1. These appeals arise out of an apportionment case in land acquisition proceedings and relate to the 1/12th share of Heera Lal Chowdhury in the property acquired. The appellants are Sakhi Lal Chowdhury and others, claimants Nos. 1, 2 and 3, the brothers and nephew of Heera Lal. They are supporting their own case and that of the mortgagees from Sakhi Lal, who do not appear in these appeals. The respondent Munshi Wajid Ali, claimant No. 4, claims the share of Heera Lal by a purchase, dated 28th August 1900 (Exhibit A) The only question is, whether Heera Lal had power to sell his share in 1900, the brothers having before that time formed members of a joint Hindu family governed by the Mitakshara School of Hindu Law.
2. On 28th July 1889, Sakhi Lal Choudhury, acting as karta, had mortgaged the whole property for Rs. 8,000. The sale by Heera Lal, as we have said, was in 1903, following very closely after the mortgage and further charge executed by him in favour of his vendee. Sakhi Lal again purported to mortgage the property on 28th January 1904 for Rs. 17,000 and by this mortgage, the first mortgage was paid off. Though he described himself as the karta of the joint family in the second mortgage, he was joined in that mortgage by his brother Ram Lal and no mention was made of Heera Lal. The sons of Shyam Lal were mentioned but they were not parties to the deed.
3. On the facts stated by the learned Land Acquisition Judge, which are now in dispute, there can be no doubt that, between the mortgage of 1889 and the sale by Heera Lal in 1900, the joint family had become separate. We find that on 11th February 1899, Sakhi Lal himself made a Will which was registered, in which he purported to leave his one-third share in the property to his widow. Then we have Heera Lal's dealings with his one-third share and we also have the fact that, on 12th September 1900, Sakhi Lal took a bainapatra from Heera Lal by which he agreed to purchase Heera Lal's share in the properly for Rs. 6,000. There is the further fact on the evidence that Sakhi Lal brought a suit against Heera Lal and attached his property in that suit. All these circumstances show clearly that the family was no longer joint at the date of Heera Lal's sale.

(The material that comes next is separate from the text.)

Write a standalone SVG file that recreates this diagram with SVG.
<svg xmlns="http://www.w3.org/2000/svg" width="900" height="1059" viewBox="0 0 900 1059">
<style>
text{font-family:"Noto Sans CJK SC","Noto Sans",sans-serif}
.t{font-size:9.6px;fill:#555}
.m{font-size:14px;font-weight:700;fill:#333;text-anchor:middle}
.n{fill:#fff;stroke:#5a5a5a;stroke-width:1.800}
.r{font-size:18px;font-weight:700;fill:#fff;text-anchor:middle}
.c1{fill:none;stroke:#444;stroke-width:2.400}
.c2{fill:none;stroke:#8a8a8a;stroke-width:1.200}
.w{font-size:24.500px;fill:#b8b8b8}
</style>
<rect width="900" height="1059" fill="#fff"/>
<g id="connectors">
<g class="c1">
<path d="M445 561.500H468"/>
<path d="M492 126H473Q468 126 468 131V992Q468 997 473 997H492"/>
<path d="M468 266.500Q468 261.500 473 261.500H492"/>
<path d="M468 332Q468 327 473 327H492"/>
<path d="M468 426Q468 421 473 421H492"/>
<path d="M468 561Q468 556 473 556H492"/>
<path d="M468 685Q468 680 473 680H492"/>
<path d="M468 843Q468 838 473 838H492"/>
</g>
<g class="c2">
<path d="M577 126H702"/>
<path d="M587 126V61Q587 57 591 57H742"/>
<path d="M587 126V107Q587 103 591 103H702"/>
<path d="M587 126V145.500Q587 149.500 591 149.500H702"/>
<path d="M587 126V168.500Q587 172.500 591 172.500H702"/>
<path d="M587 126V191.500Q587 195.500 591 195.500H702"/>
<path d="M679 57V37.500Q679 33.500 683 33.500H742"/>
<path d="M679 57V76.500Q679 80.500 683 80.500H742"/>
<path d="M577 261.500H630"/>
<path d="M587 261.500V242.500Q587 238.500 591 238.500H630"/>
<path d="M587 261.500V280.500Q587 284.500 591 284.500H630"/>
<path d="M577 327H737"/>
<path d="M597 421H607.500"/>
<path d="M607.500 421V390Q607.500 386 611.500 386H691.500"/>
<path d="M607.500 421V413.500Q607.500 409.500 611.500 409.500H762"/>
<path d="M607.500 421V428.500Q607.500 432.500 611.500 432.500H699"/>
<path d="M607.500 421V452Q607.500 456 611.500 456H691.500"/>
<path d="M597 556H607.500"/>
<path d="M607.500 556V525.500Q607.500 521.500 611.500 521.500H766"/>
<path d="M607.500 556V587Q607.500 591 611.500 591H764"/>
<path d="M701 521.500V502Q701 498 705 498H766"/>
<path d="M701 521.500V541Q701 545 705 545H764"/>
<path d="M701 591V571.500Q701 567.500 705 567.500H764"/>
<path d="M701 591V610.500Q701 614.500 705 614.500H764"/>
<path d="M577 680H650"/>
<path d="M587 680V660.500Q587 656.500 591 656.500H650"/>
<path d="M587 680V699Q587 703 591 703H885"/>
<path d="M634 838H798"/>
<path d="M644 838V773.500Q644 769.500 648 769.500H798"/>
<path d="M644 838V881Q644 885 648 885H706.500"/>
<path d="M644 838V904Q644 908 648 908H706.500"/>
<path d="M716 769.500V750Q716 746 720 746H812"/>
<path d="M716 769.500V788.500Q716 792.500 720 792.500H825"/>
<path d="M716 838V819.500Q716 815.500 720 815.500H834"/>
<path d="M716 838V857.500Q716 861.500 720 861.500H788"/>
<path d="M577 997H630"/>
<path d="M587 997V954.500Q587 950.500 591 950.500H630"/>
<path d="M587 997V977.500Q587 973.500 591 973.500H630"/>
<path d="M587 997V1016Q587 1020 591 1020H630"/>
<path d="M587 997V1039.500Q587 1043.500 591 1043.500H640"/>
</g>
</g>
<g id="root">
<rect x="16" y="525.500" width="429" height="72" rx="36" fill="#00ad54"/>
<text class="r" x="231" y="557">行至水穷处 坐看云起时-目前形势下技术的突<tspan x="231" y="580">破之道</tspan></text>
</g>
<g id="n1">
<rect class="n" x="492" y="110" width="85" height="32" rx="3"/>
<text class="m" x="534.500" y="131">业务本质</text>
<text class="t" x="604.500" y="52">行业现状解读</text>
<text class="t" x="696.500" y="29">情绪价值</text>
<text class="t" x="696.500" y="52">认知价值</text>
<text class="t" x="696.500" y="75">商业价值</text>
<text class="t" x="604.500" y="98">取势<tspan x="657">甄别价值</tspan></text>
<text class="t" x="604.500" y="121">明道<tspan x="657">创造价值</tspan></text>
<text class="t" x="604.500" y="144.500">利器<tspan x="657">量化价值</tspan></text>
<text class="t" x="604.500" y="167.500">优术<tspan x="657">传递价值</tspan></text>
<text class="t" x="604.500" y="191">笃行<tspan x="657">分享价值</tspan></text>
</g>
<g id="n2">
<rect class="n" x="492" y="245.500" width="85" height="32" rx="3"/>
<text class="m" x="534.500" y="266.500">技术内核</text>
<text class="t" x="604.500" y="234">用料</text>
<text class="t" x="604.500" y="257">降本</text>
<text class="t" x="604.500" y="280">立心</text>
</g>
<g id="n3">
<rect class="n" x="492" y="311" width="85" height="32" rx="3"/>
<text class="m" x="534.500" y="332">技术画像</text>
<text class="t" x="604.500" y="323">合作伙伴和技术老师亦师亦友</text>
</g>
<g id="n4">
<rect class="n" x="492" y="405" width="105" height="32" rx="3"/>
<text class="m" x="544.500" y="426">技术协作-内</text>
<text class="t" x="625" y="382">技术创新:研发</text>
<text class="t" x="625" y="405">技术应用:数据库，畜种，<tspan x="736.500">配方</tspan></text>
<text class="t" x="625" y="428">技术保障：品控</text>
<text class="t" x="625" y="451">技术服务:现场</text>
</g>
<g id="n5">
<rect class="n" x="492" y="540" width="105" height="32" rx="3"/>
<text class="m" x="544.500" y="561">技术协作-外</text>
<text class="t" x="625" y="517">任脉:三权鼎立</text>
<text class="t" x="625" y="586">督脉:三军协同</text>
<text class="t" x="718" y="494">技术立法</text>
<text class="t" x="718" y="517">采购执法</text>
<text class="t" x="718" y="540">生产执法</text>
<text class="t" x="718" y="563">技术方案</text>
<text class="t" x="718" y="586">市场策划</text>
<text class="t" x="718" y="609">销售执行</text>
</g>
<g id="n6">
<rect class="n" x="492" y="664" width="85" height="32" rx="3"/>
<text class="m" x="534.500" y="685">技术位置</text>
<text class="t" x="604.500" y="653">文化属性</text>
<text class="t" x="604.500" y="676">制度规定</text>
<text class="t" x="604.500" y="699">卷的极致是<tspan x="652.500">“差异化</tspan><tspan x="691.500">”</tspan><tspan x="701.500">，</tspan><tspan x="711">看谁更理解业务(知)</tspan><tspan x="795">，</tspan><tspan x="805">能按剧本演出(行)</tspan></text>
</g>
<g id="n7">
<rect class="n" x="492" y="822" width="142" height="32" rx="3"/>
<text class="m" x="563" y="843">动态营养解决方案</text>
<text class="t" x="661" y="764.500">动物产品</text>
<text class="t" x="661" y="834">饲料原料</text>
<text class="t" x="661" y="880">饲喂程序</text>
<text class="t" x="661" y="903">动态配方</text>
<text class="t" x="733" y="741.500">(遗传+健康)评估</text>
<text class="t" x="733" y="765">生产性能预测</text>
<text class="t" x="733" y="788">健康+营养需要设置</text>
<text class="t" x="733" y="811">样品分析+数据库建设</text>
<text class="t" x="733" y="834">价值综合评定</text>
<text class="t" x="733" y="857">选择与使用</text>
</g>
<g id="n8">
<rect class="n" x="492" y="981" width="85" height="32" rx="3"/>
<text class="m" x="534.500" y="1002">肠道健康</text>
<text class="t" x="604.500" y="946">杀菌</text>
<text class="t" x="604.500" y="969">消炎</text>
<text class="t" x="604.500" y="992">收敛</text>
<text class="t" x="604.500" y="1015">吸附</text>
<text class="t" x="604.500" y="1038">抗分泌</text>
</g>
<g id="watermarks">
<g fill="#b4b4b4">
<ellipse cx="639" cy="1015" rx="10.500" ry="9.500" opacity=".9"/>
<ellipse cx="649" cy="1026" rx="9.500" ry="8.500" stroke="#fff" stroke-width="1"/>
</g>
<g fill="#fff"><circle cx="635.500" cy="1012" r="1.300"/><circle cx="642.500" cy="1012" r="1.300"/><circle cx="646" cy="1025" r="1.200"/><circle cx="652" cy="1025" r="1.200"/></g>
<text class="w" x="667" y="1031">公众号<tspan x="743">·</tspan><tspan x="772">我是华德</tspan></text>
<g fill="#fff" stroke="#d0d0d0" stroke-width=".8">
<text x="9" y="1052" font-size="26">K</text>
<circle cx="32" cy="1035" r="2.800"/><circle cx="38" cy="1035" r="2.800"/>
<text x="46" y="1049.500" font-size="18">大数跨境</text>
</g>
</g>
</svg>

4. It was suggested that Heera Lal's 1/12th share in the whole of the property might be subject to the mortgage of 23th July 1889. But this cannot be so, inasmuch as that mortgage had been paid off in 1904 by the second mortgage, which Sakhi Lal executed in favour of the previous mortgagee and another person. He had no power at that time to bind Heera Lal's share and it cannot, therefore, be said that Heera Lal's shire, was any longer subject to the first mortgage.
5. These two appeals must accordingly be dismissed with costs. We assess the hearing fee at two gold mohurs and one gold mohur respectively.